B's point is that Morgan Stanley could, quite easily and quickly, now that it's a commercial bank, become a major systemic liability and source of risk- again.
When I had lunch with B on Tuesday, he remarked approvingly on the Volcker Rule. Like me, he sees it as a necessary step to segregate federally-, that is, taxpayer-insured banking activities from any financial activities in the areas of underwriting, proprietary trading or investment in non-Treasury assets.
B noted that, having narrowly escaped destruction under John Mack's questionable leadership, Morgan Stanley is far from chastened. Instead, it's hiring literally hundreds of traders and re-entering the proprietary trading arena. Meanwhile, the Wall Street Journal hails Morgan Stanley's leftover troubles with the headline announcing the sizable losses in its real estate investment funds.
Do you, as a taxpayer, really want a gang that lost so much money in real estate investing to be jumping back into proprietary trading in such a major way?

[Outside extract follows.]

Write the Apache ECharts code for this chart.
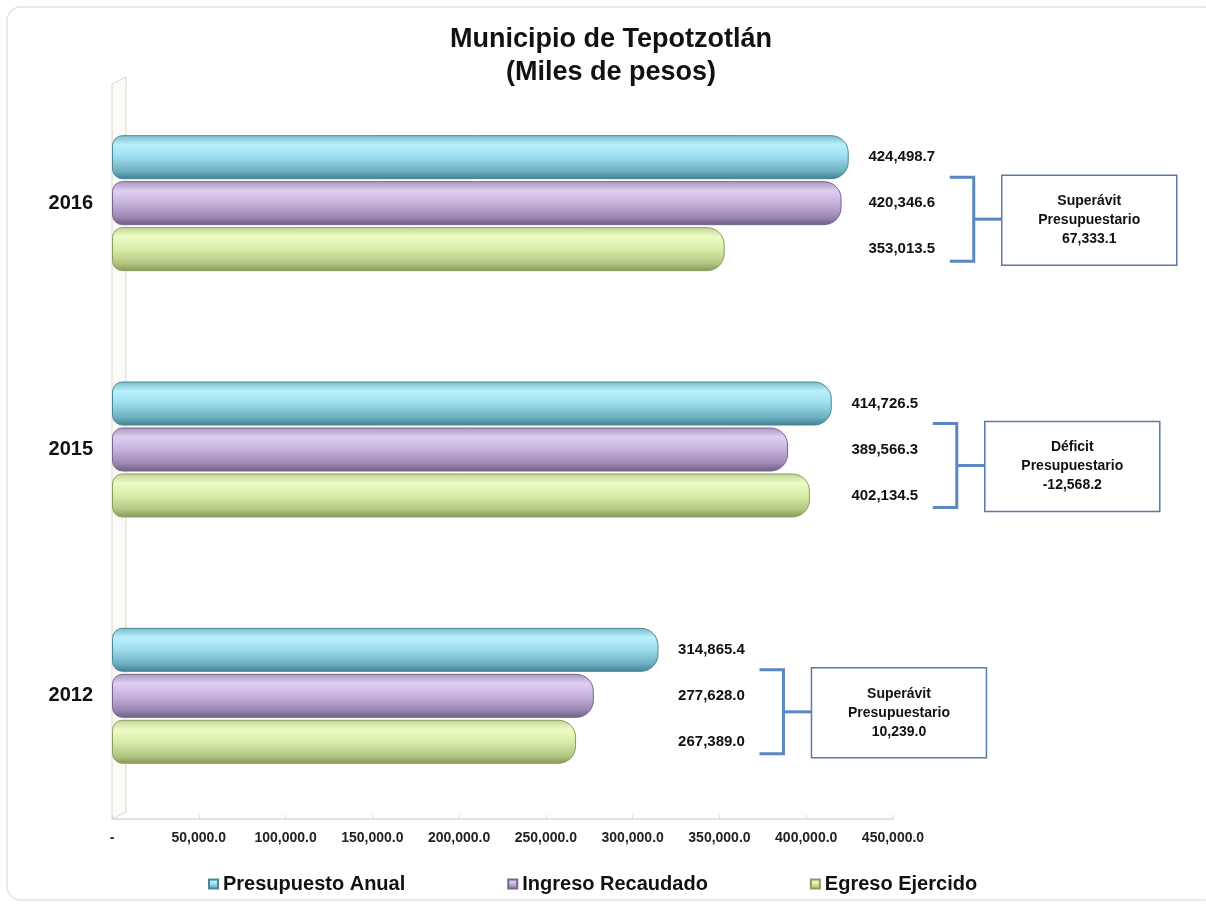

Forget the complex, mistake-riddled omnibus financial regulation bill discredited Senator Chris Dodd is trying to ram through Congress.
What we need, right now, is a simple, clear reenactment of Glass Steagal, as currently articulated by the Volcker Rule.
If this doesn't happen, there's no reason to doubt a repeat of Morgan Stanley's catastrophic, nearly-lethal risky behavior of earlier this decade. After all, it's not their money they are betting- it's yours. You just don't get the upside if they win. Only the downside, when they eventually lose it all.